H. Scott Gordon
* Deceased
Distinguished Professor (Emeritus) - 1981
Professor Gordon was born in Halifax, Nova Scotia. He attended public schools there and obtained his bachelor's degree from Dalhousie University in 1944. He did his graduate work in economics at Columbia University and McGill University. At McGill, he was a lecturer in economics in 1947-1948 and then went to a new institution - Carleton College - that was being established in Ottawa. He organized an economics department at Carleton and was its chairman for six years. In 1966, he came to Indiana University as professor of Economics, and was the chairman of the department from 1970-1973. His appointment at Indiana was split, in 1983, between the Economics Department and the Department of the History and Philosophy of Science. In 1970, Professor Gordon was appointed to the faculty at Queen's University (Kingston, Ontario) to teach a summer course for graduate students in the history of economic theory.

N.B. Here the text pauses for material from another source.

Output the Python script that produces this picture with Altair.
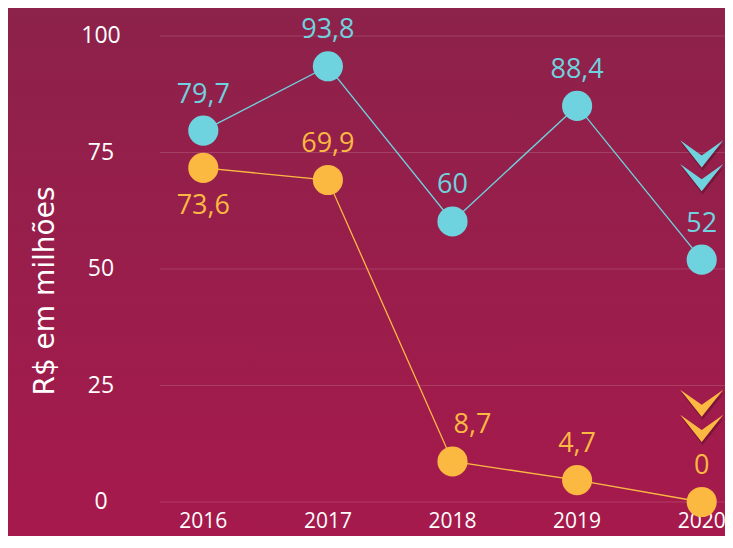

He continued to do this until 1996.
In recognition of his role in the establishment of an economics curriculum at Carleton (now Carleton University), a symposium in Professor Gordon's honor was held there in 1988 and published as a festschrift. At its Convocation in 1992, Carleton awarded him the honorary degree of Ll.D. His other honors include receipt of a Guggenheim Fellowship in 1965, the presidencies of the Canadian Economics Association and the Western (U.S.) Economic Association in 1976-77, and appointment to give IU's Distinguished Faculty Research Lecture in 1990.
Professor Gordon's initial research centered on monetary theory and policy, and the economics of natural resource industries; a paper of his on the economic theory of common property resources such as sea fisheries was frequently reprinted since its publication in 1954.
Professor Gordon's scholarly interests gravitated, in the 1960s, towards the study of the history of economics and broadened to embrace the history of all of the social sciences, and the epistemological problems of social research. In 1990, his book on The History and Philosophy of Social Science was published by Routledge, and a book entitled Controlling the State: Constitutionalism from Ancient Athens to Today was published by Harvard University Press in 1999.